Well, I certainly agree with Humbugger here -- keep up the good work Feynman, and pls let us know how it turns out (over here).  I'm liking your attitude here also, Humbugger, hope you've had a good day.
Feynman, You asked David and he responded:
Quote
Oh lastly, is it okay if I publish your responses on overunity.com and/or
make a PDF?  It might save you some headache because if this actually works
you are going to be getting the same questions over and over.  :)

By all means push out all the info to everywhere under the sun and beyond.
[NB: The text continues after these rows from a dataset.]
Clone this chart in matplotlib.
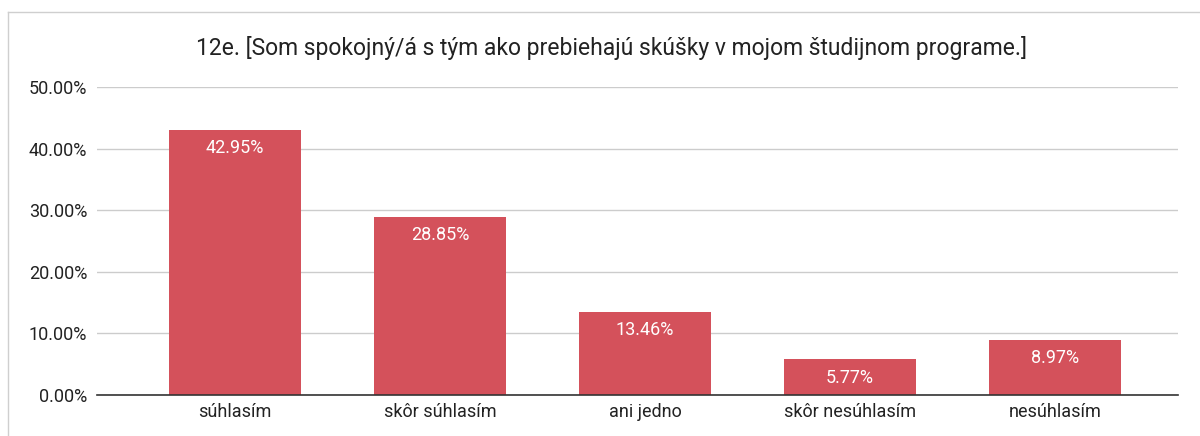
import matplotlib.pyplot as plt
from matplotlib.lines import Line2D
from matplotlib.ticker import FuncFormatter

categories = ["súhlasím", "skôr súhlasím", "ani jedno", "skôr nesúhlasím", "nesúhlasím"]
values = [42.95, 28.85, 13.46, 5.77, 8.97]
labels = ["42.95%", "28.85%", "13.46%", "5.77%", "8.97%"]
yticks = [0, 10, 20, 30, 40, 50]

plt.rcParams['font.family'] = ['Roboto', 'DejaVu Sans']

fig = plt.figure(figsize=(12, 4.36), dpi=100)
ax = fig.add_axes([0.0808, 0.094, 0.901, 0.7065])

x = list(range(len(categories)))
bars = ax.bar(x, values, width=0.644, color="#d4515b", zorder=3)

for b, lab in zip(bars, labels):
    ax.annotate(lab, (b.get_x() + b.get_width() / 2, b.get_height()),
                xytext=(0, -13), textcoords="offset points",
                ha="center", va="center", color="white", fontsize=13)

ax.set_xlim(-0.673, 4.6)
ax.set_ylim(0, 50)
ax.set_yticks(yticks)
ax.yaxis.set_major_formatter(FuncFormatter(lambda v, p: "%.2f%%" % v))
ax.set_xticks(x)
ax.set_xticklabels(categories)
ax.tick_params(axis="both", length=0, labelsize=13, colors="#222222")
ax.tick_params(axis="y", pad=7)
ax.tick_params(axis="x", pad=6)
ax.grid(axis="y", color="#cccccc", linewidth=1, zorder=0)
for s in ["top", "right", "left"]:
    ax.spines[s].set_visible(False)
ax.spines["bottom"].set_color("#333333")
ax.spines["bottom"].set_linewidth(1.2)
ax.spines["bottom"].set_zorder(4)

fig.text(0.5094, 0.889, "12e. [Som spokojný/á s tým ako prebiehajú skúšky v mojom študijnom programe.]",
         ha="center", va="center", fontsize=16.5, color="#222222")

# frame of the sheet cell
fig.add_artist(Line2D([8 / 1200, 8 / 1200], [0, 1 - 12 / 436], color="#cfcfcf", lw=1))
fig.add_artist(Line2D([8 / 1200, 1], [1 - 12 / 436, 1 - 12 / 436], color="#cfcfcf", lw=1))

fig.savefig("out.png", dpi=100)
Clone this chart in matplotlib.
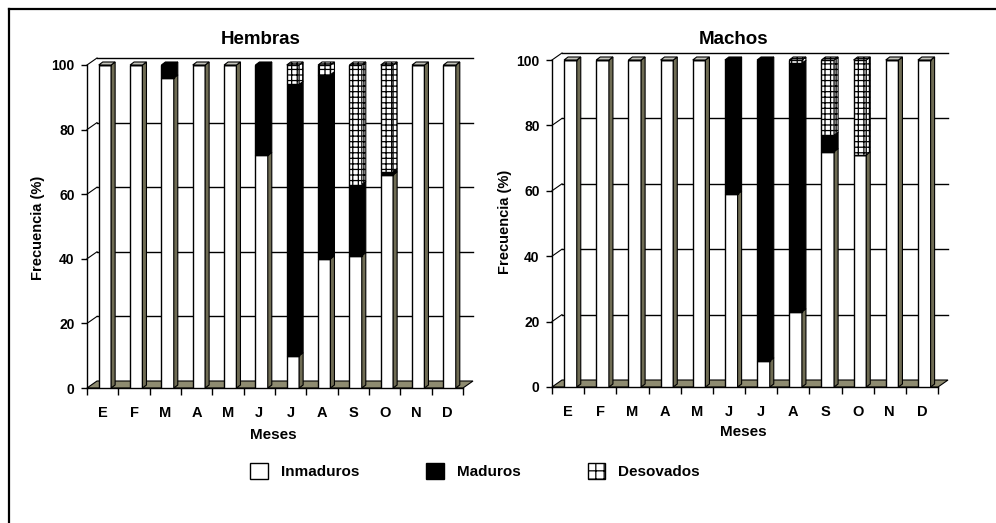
import matplotlib
matplotlib.use('Agg')
import matplotlib.pyplot as plt
from matplotlib.patches import Polygon, Patch
from matplotlib.lines import Line2D

plt.rcParams['font.family'] = ['Liberation Sans', 'DejaVu Sans']
plt.rcParams['hatch.linewidth'] = 0.9

# ---------------- data ----------------
months = ['E', 'F', 'M', 'A', 'M', 'J', 'J', 'A', 'S', 'O', 'N', 'D']
series_names = ['Inmaduros', 'Maduros', 'Desovados']

hembras_inmaduros = [100, 100, 96, 100, 100, 72, 10, 40, 41, 66, 100, 100]
hembras_maduros   = [0, 0, 4, 0, 0, 28, 84, 57, 22, 1, 0, 0]
hembras_desovados = [0, 0, 0, 0, 0, 0, 6, 3, 37, 33, 0, 0]

machos_inmaduros = [100, 100, 100, 100, 100, 59, 8, 23, 72, 71, 100, 100]
machos_maduros   = [0, 0, 0, 0, 0, 41, 92, 76, 5, 0, 0, 0]
machos_desovados = [0, 0, 0, 0, 0, 0, 0, 1, 23, 29, 0, 0]

y_ticks = [0, 20, 40, 60, 80, 100]

# ---------------- style ----------------
FW, FH, DPI = 996, 523, 100
FLOOR = '#8e8b70'
SIDE = '#6f6c54'
TOPC = '#c4c4bc'
HATCH = '+++'

fig = plt.figure(figsize=(FW / DPI, FH / DPI), dpi=DPI)


def fx(px):
    return px / FW


def fy(py):
    return 1 - py / FH


def panel(box, title, title_xy, ylab_xy, xlab_xy, inm, mad, des, wall=(10, 7)):
    left, top, right, bottom = box
    ax = fig.add_axes([fx(left), fy(bottom), (right - left) / FW, (bottom - top) / FH])
    n = len(months)
    ax.set_xlim(-0.5, n - 0.5)
    ax.set_ylim(0, 100)
    ppx = (right - left) / n          # pixels per category
    ppy = (bottom - top) / 100.0      # pixels per percent
    wdx, wdy = wall[0] / ppx, wall[1] / ppy
    bdx, bdy = 4 / ppx, 3 / ppy

    for s in ['top', 'right']:
        ax.spines[s].set_visible(False)
    ax.spines['left'].set_linewidth(1.0)
    ax.spines['bottom'].set_linewidth(1.0)
    ax.patch.set_visible(False)

    # floor
    ax.add_patch(Polygon([(-0.5, 0), (n - 0.5, 0), (n - 0.5 + wdx, wdy), (-0.5 + wdx, wdy)],
                         closed=True, facecolor=FLOOR, edgecolor='black', lw=0.8,
                         zorder=1, clip_on=False))
    # back wall grid lines and left wall diagonals
    for v in y_ticks[1:]:
        ax.plot([-0.5 + wdx, n - 0.5 + wdx], [v + wdy, v + wdy], color='black', lw=1.0,
                zorder=0.5, clip_on=False)
        ax.plot([-0.5, -0.5 + wdx], [v, v + wdy], color='black', lw=0.8, zorder=0.5,
                clip_on=False)

    # bars
    x0 = [i - 0.5 + 0.375 for i in range(n)]
    w = 0.395
    segs = [
        (inm, [0] * n, 'white', None, SIDE, TOPC),
        (mad, inm, 'black', None, 'black', 'black'),
        (des, [a + b for a, b in zip(inm, mad)], 'white', HATCH, 'white', 'white'),
    ]
    for vals, bots, fc, hatch, sc, tc in segs:
        ax.bar(x0, vals, width=w, bottom=bots, align='edge', color=fc, edgecolor='black',
               hatch=hatch, lw=1.0, zorder=3)
        for i in range(n):
            if vals[i] <= 0:
                continue
            xa, xb = x0[i], x0[i] + w
            y0, y1 = bots[i], bots[i] + vals[i]
            ax.add_patch(Polygon([(xb, y0), (xb + bdx, y0 + bdy), (xb + bdx, y1 + bdy), (xb, y1)],
                                 closed=True, facecolor=sc, edgecolor='black', lw=0.8,
                                 hatch=hatch, zorder=3, clip_on=False))
            if y1 >= 99.5:
                ax.add_patch(Polygon([(xa, y1), (xb, y1), (xb + bdx, y1 + bdy), (xa + bdx, y1 + bdy)],
                                     closed=True, facecolor=tc, edgecolor='black', lw=0.8,
                                     hatch=hatch, zorder=3, clip_on=False))

    # axes ticks
    ax.set_yticks(y_ticks)
    ax.set_yticklabels([str(t) for t in y_ticks], fontsize=10, fontweight='bold')
    ax.tick_params(axis='y', length=4, width=1, pad=5, direction='out')
    ax.set_xticks(range(n))
    ax.set_xticklabels(months, fontsize=10.5, fontweight='bold')
    ax.set_xticks([i - 0.5 for i in range(n + 1)], minor=True)
    ax.tick_params(axis='x', which='major', length=0, pad=13)
    ax.tick_params(axis='x', which='minor', length=5, width=1, direction='out')

    fig.text(fx(title_xy[0]), fy(title_xy[1]), title, ha='center', va='center',
             fontsize=13.5, fontweight='bold')
    fig.text(fx(ylab_xy[0]), fy(ylab_xy[1]), 'Frecuencia (%)', ha='center', va='center',
             rotation=90, fontsize=10.5, fontweight='bold')
    fig.text(fx(xlab_xy[0]), fy(xlab_xy[1]), 'Meses', ha='center', va='center',
             fontsize=11, fontweight='bold')
    return ax


panel((87, 65, 463, 388), 'Hembras', (261, 40), (38, 228), (273, 435),
      hembras_inmaduros, hembras_maduros, hembras_desovados, wall=(10, 7))
panel((552, 60, 938, 387), 'Machos', (734, 40), (505, 222), (743, 432),
      machos_inmaduros, machos_maduros, machos_desovados, wall=(10, 7))

# legend
handles = [Patch(facecolor='white', edgecolor='black', lw=1),
           Patch(facecolor='black', edgecolor='black', lw=1),
           Patch(facecolor='white', edgecolor='black', lw=1, hatch='++')]
leg = fig.legend(handles, series_names, loc='center', bbox_to_anchor=(fx(475), fy(471)),
                 ncol=3, frameon=False, prop={'size': 11, 'weight': 'bold'},
                 handlelength=1.15, handleheight=1.25, handletextpad=0.85,
                 columnspacing=4.4)

# outer frame (top and left)
fig.add_artist(Line2D([fx(8.5), 1.0], [fy(8.5), fy(8.5)], color='black', lw=1.6,
                      transform=fig.transFigure))
fig.add_artist(Line2D([fx(8.5), fx(8.5)], [fy(8.5), 0.0], color='black', lw=1.6,
                      transform=fig.transFigure))

fig.savefig('out.png', dpi=DPI)
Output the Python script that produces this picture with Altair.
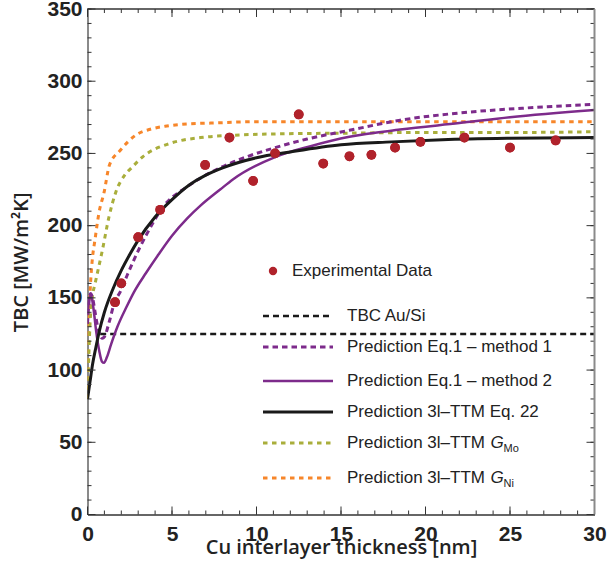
import altair as alt
import pandas as pd

# ---------------- data ----------------
exp_x = [1.63, 2.0, 3.0, 4.3, 6.96, 8.4, 9.8, 11.1, 12.5, 13.95, 15.5, 16.8, 18.2, 19.7, 22.3, 25.0, 27.7]
exp_y = [147, 160, 192, 211, 242, 261, 231, 250, 277, 243, 248, 249, 254, 258, 261, 254, 259]

tbc_x = [0.75, 30]
tbc_y = [125, 125]

m1_x = [0, 0.08, 0.18, 0.3, 0.45, 0.6, 0.75, 0.88, 1.0, 1.3, 1.6, 1.93, 2.36, 3.1, 3.5, 4.47, 5.9, 7.85, 9.5, 11.1, 13, 15.5, 18.5, 22, 26, 30]
m1_y = [132, 146, 153, 150, 140, 130, 124, 122, 123, 134, 147, 154, 166, 185, 194, 213, 227, 240, 248, 254, 260, 266, 273, 278, 281.5, 284]

m2_x = [0, 0.08, 0.2, 0.35, 0.5, 0.7, 0.85, 0.98, 1.15, 1.4, 1.77, 2.32, 2.75, 3.45, 4.2, 5.0, 5.9, 6.7, 7.85, 8.6, 11.1, 13.2, 15.5, 18.5, 22, 25, 30]
m2_y = [138, 148, 152, 143, 128, 113, 106, 105, 109, 118, 130, 144, 154, 167, 180, 193, 205, 214, 225, 232, 247.5, 255, 261.5, 266.5, 271, 275, 280]

eq22_x = [0, 0.15, 0.3, 0.5, 0.7, 1.0, 1.5, 2.0, 2.5, 3.0, 4.0, 5.0, 6.0, 7.0, 8.0, 10, 12, 15, 18, 21, 25, 30]
eq22_y = [80, 92, 104, 116, 127, 140, 156, 169, 180, 190, 206, 218, 228, 235, 240, 247, 251, 256, 258, 259.5, 260.5, 261]

gmo_x = [0, 0.05, 0.15, 0.28, 0.45, 0.6, 0.88, 1.27, 1.67, 2.2, 2.6, 3.3, 4.9, 6.7, 8.5, 11, 15, 20, 25, 30]
gmo_y = [80, 100, 132, 150, 160, 168, 183, 206, 223, 235, 240, 248, 257, 261, 262.5, 263.5, 264, 264.5, 264.5, 265]

gni_x = [0, 0.03, 0.1, 0.19, 0.28, 0.44, 0.68, 0.98, 1.3, 1.93, 2.9, 3.8, 4.7, 6, 7.3, 10, 15, 20, 30]
gni_y = [80, 114, 140, 162, 176, 190, 209, 223, 242, 252, 263, 267, 269, 270.5, 271, 272, 272, 272, 272]

x_major = [0, 5, 10, 15, 20, 25, 30]
x_minor = list(range(0, 31))
y_major = [0, 50, 100, 150, 200, 250, 300, 350]
y_minor = list(range(0, 351, 10))

legend_labels = ["TBC Au/Si", "Prediction Eq.1 – method 1", "Prediction Eq.1 – method 2",
                 "Prediction 3l–TTM Eq. 22", "Prediction 3l–TTM", "Prediction 3l–TTM"]
legend_subs = ["Mo", "Ni"]

# ---------------- styling ----------------
W, H = 507, 505.5
PURPLE = "#7D2B8B"
OLIVE = "#A9AE3B"
ORANGE = "#F7862A"
RED = "#B0222B"
BLACK = "#1a1a1a"
TICK = "#333333"

xs = alt.Scale(domain=[0, 30], nice=False, zero=False, padding=0)
ys = alt.Scale(domain=[0, 350], nice=False, zero=False, padding=0)


def curve(xv, yv, color, width, dash=None):
    df = pd.DataFrame({"x": xv, "y": yv})
    kw = dict(color=color, strokeWidth=width, interpolate="monotone", clip=True)
    if dash:
        kw["strokeDash"] = dash
    return alt.Chart(df).mark_line(**kw).encode(
        x=alt.X("x:Q", scale=xs, axis=None),
        y=alt.Y("y:Q", scale=ys, axis=None),
    )


def ticks(vals, length, side):
    df = pd.DataFrame({"v": vals})
    m = alt.Chart(df).mark_rule(color=TICK, strokeWidth=1)
    if side == "left":
        return m.encode(y=alt.Y("v:Q", scale=ys, axis=None), x=alt.value(0), x2=alt.value(length))
    if side == "right":
        return m.encode(y=alt.Y("v:Q", scale=ys, axis=None), x=alt.value(W - length), x2=alt.value(W))
    if side == "bottom":
        return m.encode(x=alt.X("v:Q", scale=xs, axis=None), y=alt.value(H - length), y2=alt.value(H))
    return m.encode(x=alt.X("v:Q", scale=xs, axis=None), y=alt.value(0), y2=alt.value(length))


one = pd.DataFrame({"a": [0]})
top_line = alt.Chart(one).mark_rule(color=TICK, strokeWidth=1.5).encode(
    x=alt.value(0), x2=alt.value(W), y=alt.value(0))
right_line = alt.Chart(one).mark_rule(color="#8a8a8a", strokeWidth=2).encode(
    x=alt.value(W), y=alt.value(0), y2=alt.value(H))

points = alt.Chart(pd.DataFrame({"x": exp_x, "y": exp_y})).mark_circle(
    color=RED, opacity=1, size=95
).encode(
    x=alt.X("x:Q", scale=xs, axis=alt.Axis(
        values=x_major, format="d", title="Cu interlayer thickness [nm]",
        grid=False, ticks=False, tickSize=0, labelPadding=9, labelFlush=False,
        labelFont="Liberation Sans", labelFontWeight="bold", labelFontSize=21, labelColor="#222",
        domainColor=TICK, domainWidth=1.5,
        titleFont="Open Sans", titleFontWeight=600, titleFontSize=20, titleColor="#222",
        titleY=22.5, titleBaseline="top")),
    y=alt.Y("y:Q", scale=ys, axis=alt.Axis(
        values=y_major, format="d", title="TBC [MW/m²K]",
        grid=False, ticks=False, tickSize=0, labelPadding=5.5, labelFlush=False,
        labelFont="Liberation Sans", labelFontWeight="bold", labelFontSize=21, labelColor="#222",
        domainColor="#8a8a8a", domainWidth=2,
        titleFont="Open Sans", titleFontWeight=600, titleFontSize=20, titleColor="#222",
        titleX=-66, titleBaseline="middle", titleAngle=-90)),
)

# ---------------- legend (pixel positions inside plot) ----------------
LX1, LX2, TX = 175.5, 245.5, 259.5
row_y = [307, 338, 372, 403, 434, 469]
row_style = [
    (BLACK, 2.5, [6, 4]),
    (PURPLE, 3, [5.5, 4]),
    (PURPLE, 2.5, None),
    (BLACK, 3, None),
    (OLIVE, 3, [4.5, 4.5]),
    (ORANGE, 3, [4.5, 4.5]),
]

legend_layers = []
exp_leg = alt.Chart(pd.DataFrame({"x": [185.5], "y": [262]})).mark_circle(
    color=RED, opacity=1, size=70).encode(
    x=alt.X("x:Q", scale=None, axis=None), y=alt.Y("y:Q", scale=None, axis=None))
exp_txt = alt.Chart(pd.DataFrame({"x": [204.5], "y": [262], "t": ["Experimental Data"]})).mark_text(
    align="left", baseline="middle", font="Liberation Sans", fontSize=17, color="#222").encode(
    x=alt.X("x:Q", scale=None, axis=None), y=alt.Y("y:Q", scale=None, axis=None), text="t:N")
legend_layers += [exp_leg, exp_txt]

for lab, yy, (col, sw, dash) in zip(legend_labels, row_y, row_style):
    kw = dict(color=col, strokeWidth=sw)
    if dash:
        kw["strokeDash"] = dash
    ln = alt.Chart(pd.DataFrame({"x1": [LX1], "x2": [LX2], "y": [yy]})).mark_rule(**kw).encode(
        x=alt.X("x1:Q", scale=None, axis=None), x2="x2:Q", y=alt.Y("y:Q", scale=None, axis=None))
    tx = alt.Chart(pd.DataFrame({"x": [TX], "y": [yy], "t": [lab]})).mark_text(
        align="left", baseline="middle", font="Liberation Sans", fontSize=17, color="#222").encode(
        x=alt.X("x:Q", scale=None, axis=None), y=alt.Y("y:Q", scale=None, axis=None), text="t:N")
    legend_layers += [ln, tx]

for sub, yy in zip(legend_subs, row_y[4:]):
    g = alt.Chart(pd.DataFrame({"x": [TX + 143.5], "y": [yy], "t": ["G"]})).mark_text(
        align="left", baseline="middle", font="Liberation Sans", fontSize=17, fontStyle="italic",
        color="#222").encode(
        x=alt.X("x:Q", scale=None, axis=None), y=alt.Y("y:Q", scale=None, axis=None), text="t:N")
    s = alt.Chart(pd.DataFrame({"x": [TX + 156.5], "y": [yy + 6], "t": [sub]})).mark_text(
        align="left", baseline="middle", font="Liberation Sans", fontSize=11, color="#222").encode(
        x=alt.X("x:Q", scale=None, axis=None), y=alt.Y("y:Q", scale=None, axis=None), text="t:N")
    legend_layers += [g, s]

layers = [
    points,
    curve(tbc_x, tbc_y, BLACK, 2.5, [6, 4]),
    curve(gni_x, gni_y, ORANGE, 3, [4.5, 4.5]),
    curve(gmo_x, gmo_y, OLIVE, 3, [4.5, 4.5]),
    curve(m1_x, m1_y, PURPLE, 3, [5.5, 4]),
    curve(m2_x, m2_y, PURPLE, 2.5),
    curve(eq22_x, eq22_y, BLACK, 3),
    points.encode(x=alt.X("x:Q", scale=xs, axis=None), y=alt.Y("y:Q", scale=ys, axis=None)),
    ticks(y_major, 8, "left"), ticks(y_minor, 4, "left"),
    ticks(y_major, 8, "right"), ticks(y_minor, 4, "right"),
    ticks(x_major, 8, "bottom"), ticks(x_minor, 4, "bottom"),
    ticks(x_major, 8, "top"), ticks(x_minor, 4, "top"),
    top_line, right_line,
] + legend_layers

chart = alt.layer(*layers).resolve_axis(x="independent", y="independent").properties(
    width=W, height=H,
    autosize=alt.AutoSizeParams(type="none"),
    padding={"left": 87.5, "top": 9, "right": 12.5, "bottom": 69.5},
    background="white",
).configure_view(stroke=None)

chart.save("out.html", embed_options={"renderer": "svg", "actions": False})
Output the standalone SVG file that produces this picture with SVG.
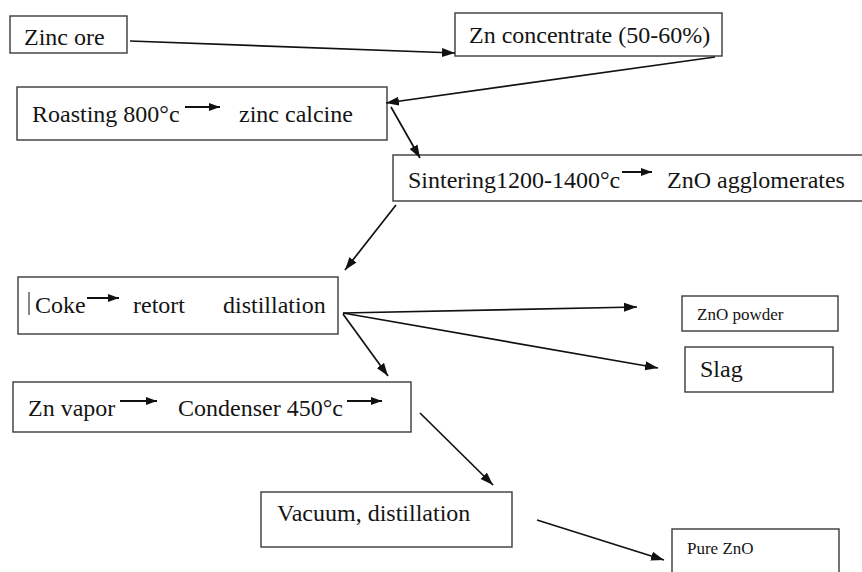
<svg xmlns="http://www.w3.org/2000/svg" width="862" height="572" viewBox="0 0 862 572">
<style>
.box{fill:#fff;stroke:#3a3a3a;stroke-width:1.4}
.t{font-family:'Liberation Serif','Times New Roman',serif;font-size:24px;fill:#141414}
.s{font-size:17px}
.c{fill:none;stroke:#111;stroke-width:1.7}
.ia{fill:none;stroke:#111;stroke-width:2}
</style>
<defs>
<marker id="ah" markerUnits="userSpaceOnUse" markerWidth="14" markerHeight="10" refX="13" refY="5" orient="auto">
<path d="M0,0.5 L13,5 L0,9.5 z" fill="#111"/>
</marker>
<marker id="ih" markerUnits="userSpaceOnUse" markerWidth="12" markerHeight="10" refX="11" refY="5" orient="auto">
<path d="M0,1 L11,5 L0,9 z" fill="#111"/>
</marker>
</defs>
<rect width="862" height="572" fill="#fff"/>
<g id="zinc-ore">
<rect class="box" x="10" y="16" width="117" height="37"/>
<text class="t" x="24" y="45">Zinc ore</text>
</g>
<g id="zn-concentrate">
<rect class="box" x="455" y="13" width="267" height="43"/>
<text class="t" x="469" y="43">Zn concentrate (50-60%)</text>
</g>
<g id="roasting">
<rect class="box" x="17" y="87" width="370" height="53"/>
<text class="t" x="32" y="122">Roasting 800°c</text>
<path class="ia" d="M185,107 H220" marker-end="url(#ih)"/>
<text class="t" x="239" y="122">zinc calcine</text>
</g>
<g id="sintering">
<rect class="box" x="393" y="155" width="480" height="46"/>
<text class="t" x="408" y="188">Sintering1200-1400°c</text>
<path class="ia" d="M622,172 H652" marker-end="url(#ih)"/>
<text class="t" x="667" y="188">ZnO agglomerates</text>
</g>
<g id="coke-retort">
<rect class="box" x="18" y="277" width="320" height="57"/>
<line x1="29" y1="292" x2="29" y2="315" stroke="#111" stroke-width="1"/>
<text class="t" x="35" y="313">Coke</text>
<path class="ia" d="M87,298 H119" marker-end="url(#ih)"/>
<text class="t" x="133" y="313">retort</text>
<text class="t" x="223" y="313">distillation</text>
</g>
<g id="zno-powder">
<rect class="box" x="682" y="296" width="156" height="35"/>
<text class="t s" x="697" y="320">ZnO powder</text>
</g>
<g id="slag">
<rect class="box" x="685" y="347" width="148" height="45"/>
<text class="t" x="700" y="377">Slag</text>
</g>
<g id="zn-vapor">
<rect class="box" x="13" y="382" width="398" height="50"/>
<text class="t" x="28" y="416">Zn vapor</text>
<path class="ia" d="M120,401 H157" marker-end="url(#ih)"/>
<text class="t" x="178" y="416">Condenser 450°c</text>
<path class="ia" d="M347,401 H382" marker-end="url(#ih)"/>
</g>
<g id="vacuum">
<rect class="box" x="261" y="492" width="251" height="55"/>
<text class="t" x="277" y="521">Vacuum, distillation</text>
</g>
<g id="pure-zno">
<rect class="box" x="672" y="529" width="167" height="60"/>
<text class="t s" x="687" y="554">Pure ZnO</text>
</g>
<g id="connectors">
<path class="c" d="M130,41 L455,53" marker-end="url(#ah)"/>
<path class="c" d="M715,57 L386,103" marker-end="url(#ah)"/>
<path class="c" d="M391,107 L420,158" marker-end="url(#ah)"/>
<path class="c" d="M396,205 L345,270" marker-end="url(#ah)"/>
<path class="c" d="M343,313 L637,307" marker-end="url(#ah)"/>
<path class="c" d="M343,313 L658,368" marker-end="url(#ah)"/>
<path class="c" d="M343,314 L388,376" marker-end="url(#ah)"/>
<path class="c" d="M420,413 L493,485" marker-end="url(#ah)"/>
<path class="c" d="M537,520 L664,560" marker-end="url(#ah)"/>
</g>
</svg>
That is great and corresponds with my "open source" philosophy as well.  I'm going to go out on a limb here -- if your replication gets to COP>3 and if it can be independently&reliably  measured, I've got $300 to make it worthwhile for you, no strings attached, just a gift.   $500 if you trust me to do the measuring (in either case, I need to be convinced by the data before the gift is offered, of course).  Wish I could offer more, but I would like to encourage you.    Also, I would encourage you to go after the prizes here and at OU, which together approach $20K...  :o

@Itsu --

I agree with .99 that you have done good work also, and thank you for replicating and doing this advancement of the study of this circuit AND of .99's suggestion for measuring Pin.
From you video, I get
Pin =  1.6 V (battery) * 0.016 A (V across the 1ohm resistor) = 25.6 mW -- which is in good agreement with what one would expect, cf 22 mW from my first post for this (or similar) circuit, for Pin calculated by the Tek 3032.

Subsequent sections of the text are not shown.